I think, yes, the "these guys hate indigenous people" take is deeply wrong. If there's a bias here, it's one that requires taking several steps back and probably ends up being a bias in entire cultural worldviews and methods, not the authors' views.
One (valid?) interpretation of their results: they found that colonizers set up really awful (extractive) institutions in some places, presumably destroying any preexisting institutions, and non-extractive ones in other places (again, I'm guessing destroying any preexisting institutions). The extractive institutions were very bad for the residents of the nations, and those nations continue to suffer from their effects. The non-extractive institutions are associated with better outcomes then and now.
What I'm reading does not suggest that the institutions established by colonizing nations (even the "good" institutions) were better than what existed when the colonizers arrived, much less what might have developed had they not arrived. That seems firmly beyond anything the authors studied.

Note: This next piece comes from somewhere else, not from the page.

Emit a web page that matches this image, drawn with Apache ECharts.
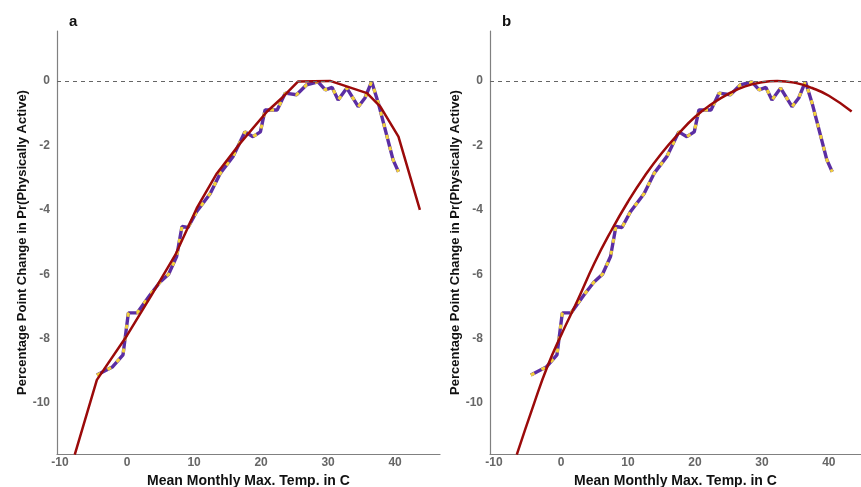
<!DOCTYPE html>
<html>
<head>
<meta charset="utf-8">
<script src="https://cdn.jsdelivr.net/npm/echarts@6/dist/echarts.min.js"></script>
<style>
  html, body { margin: 0; padding: 0; background: #fff; }
  #main { width: 861px; height: 487px; }
</style>
</head>
<body>
<div id="main"></div>
<script>
// binned estimates (same in both panels)
const binTemp = [-4.5, -2.2, -0.6, 0.2, 1.5, 3.4, 4.9, 6.2, 7.4, 8.2, 9.1, 10.4, 12.4, 13.9, 15.8,
  17.6, 18.8, 19.9, 20.6, 22.4, 23.6, 25.3, 26.8, 28.5, 29.6, 30.6, 31.5, 32.8, 34.5, 35.5,
  36.5, 37.5, 38.8, 39.7, 40.5];
const binEffect = [-9.13, -8.88, -8.5, -7.2, -7.2, -6.65, -6.25, -6.0, -5.45, -4.52, -4.55, -4.05, -3.5, -2.87, -2.35,
  -1.58, -1.73, -1.58, -0.9, -0.9, -0.38, -0.43, -0.12, -0.03, -0.28, -0.2, -0.59, -0.22, -0.8, -0.53,
  -0.02, -0.69, -1.73, -2.45, -2.82];

// panel a: piecewise fit
const fitTempA = [-7.8, -4.5, 0, 3.5, 7.2, 10.4, 13.4, 16.9, 20.9, 23.3, 25.5, 30.3, 35.8, 37.8, 40.5, 43.7];
const fitEffectA = [-11.6, -9.28, -7.9, -6.7, -5.4, -3.95, -2.87, -1.93, -0.95, -0.49, -0.02, 0, -0.38, -0.8, -1.73, -4.0];

// panel b: quadratic fit
const fitTempB = [-6.6, -4, -2, 0, 2.5, 5, 7.5, 10, 12.5, 15, 17.5, 20, 22.5, 25, 27.5, 30, 32.3, 35, 37.5, 40, 43.4];
const fitEffectB = [-11.6, -10.0, -8.85, -7.9, -6.8, -5.65, -4.65, -3.75, -2.95, -2.25, -1.65, -1.12, -0.72, -0.4, -0.17, -0.04, 0, -0.06, -0.22, -0.46, -0.95];

const panelLabels = ['a', 'b'];
const xTitle = 'Mean Monthly Max. Temp. in C';
const yTitle = 'Percentage Point Change in Pr(Physically Active)';

const zip = (xs, ys) => xs.map((x, i) => [x, ys[i]]);

const font = 'Liberation Sans, Arial, sans-serif';
const purple = '#5b2ea3';
const yellow = '#f3d23a';
const red = '#9b0a0a';

let chart = echarts.init(document.getElementById('main'));

function xAxis(idx, min, max) {
  return {
    type: 'value', gridIndex: idx, min: min, max: max, splitNumber: 5,
    name: xTitle, nameLocation: 'middle', nameGap: 11,
    nameTextStyle: { fontFamily: font, fontSize: 14, fontWeight: 'bold', color: '#111' },
    axisLine: { show: true, onZero: false, lineStyle: { color: '#808080', width: 1.2 } },
    axisTick: { show: false },
    splitLine: { show: false },
    axisLabel: {
      margin: 3, fontFamily: font, fontSize: 12, fontWeight: 'bold', color: '#666',
      showMinLabel: false, showMaxLabel: false,
      formatter: v => (Math.abs(v % 10) < 1e-6 ? String(v) : '')
    }
  };
}

function yAxis(idx) {
  return {
    type: 'value', gridIndex: idx, min: -11.58, max: 1.55, splitNumber: 7,
    name: yTitle, nameLocation: 'middle', nameGap: 25,
    nameTextStyle: { fontFamily: font, fontSize: 13, fontWeight: 'bold', color: '#111' },
    axisLine: { show: true, onZero: false, lineStyle: { color: '#808080', width: 1.2 } },
    axisTick: { show: false },
    splitLine: { show: false },
    axisLabel: {
      margin: 7, fontFamily: font, fontSize: 12, fontWeight: 'bold', color: '#666',
      showMinLabel: false, showMaxLabel: false,
      formatter: v => (Math.abs(v % 2) < 1e-6 ? String(v) : '')
    }
  };
}

function panelSeries(idx, fitX, fitY, smooth) {
  return [
    {
      type: 'line', xAxisIndex: idx, yAxisIndex: idx, data: zip(binTemp, binEffect),
      symbol: 'none', lineStyle: { color: purple, width: 3.4 }, z: 2,
      markLine: {
        silent: true, symbol: 'none', label: { show: false },
        lineStyle: { color: '#666', type: [4, 4], width: 1 },
        data: [{ yAxis: 0 }]
      }
    },
    {
      type: 'line', xAxisIndex: idx, yAxisIndex: idx, data: zip(binTemp, binEffect),
      symbol: 'none', lineStyle: { color: yellow, width: 3, type: [4, 8] }, z: 3
    },
    {
      type: 'line', xAxisIndex: idx, yAxisIndex: idx, data: zip(fitX, fitY),
      symbol: 'none', smooth: smooth, lineStyle: { color: red, width: 2.5 }, z: 4
    }
  ];
}

const option = {
  backgroundColor: '#fff',
  animation: false,
  title: [
    { text: panelLabels[0], left: 64, top: 9, textStyle: { fontFamily: font, fontSize: 15, fontWeight: 'bold', color: '#111' } },
    { text: panelLabels[1], left: 497, top: 9, textStyle: { fontFamily: font, fontSize: 15, fontWeight: 'bold', color: '#111' } }
  ],
  grid: [
    { left: 57, top: 31, width: 383, height: 423, outerBoundsMode: 'none' },
    { left: 490, top: 31, width: 371, height: 423, outerBoundsMode: 'none' }
  ],
  xAxis: [xAxis(0, -10.45, 46.7), xAxis(1, -10.6, 44.8)],
  yAxis: [yAxis(0), yAxis(1)],
  series: [
    ...panelSeries(0, fitTempA, fitEffectA, false),
    ...panelSeries(1, fitTempB, fitEffectB, true)
  ]
};

chart.setOption(option);
</script>
</body>
</html>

The authors seem to only be saying that nations where colonizers set up extractive institutions have done worse, economically, than nations where non-extractive institutions were established.
so: super evil colonialism = worse than not-as-evil colonialism.
Nobody wants to say that colonialism was good, but clearly it can be even worse, sometimes.
I don't see anything where the authors are interpreting any of their data to mean that colonialism was actually good for the nations they colonized. Rather, the authors are essentially saying, "Colonialism happened. Sometimes it had worse outcomes than others. What factors account for those variations?"
I'm (at least for now) not convinced these authors' work whitewashes or justifies colonialism at all.
I suppose a person who insists that there should be no identification of the differential effects of colonialism (presumably because colonialism is wrong therefore every outcome must be painted as equally bad as every other outcome) might have problems with an attempt to identify why some colonized countries have done better, economically, than others.
But I think the authors are actually saying "some did worse because some colonization was super extremely bad instead of just awful."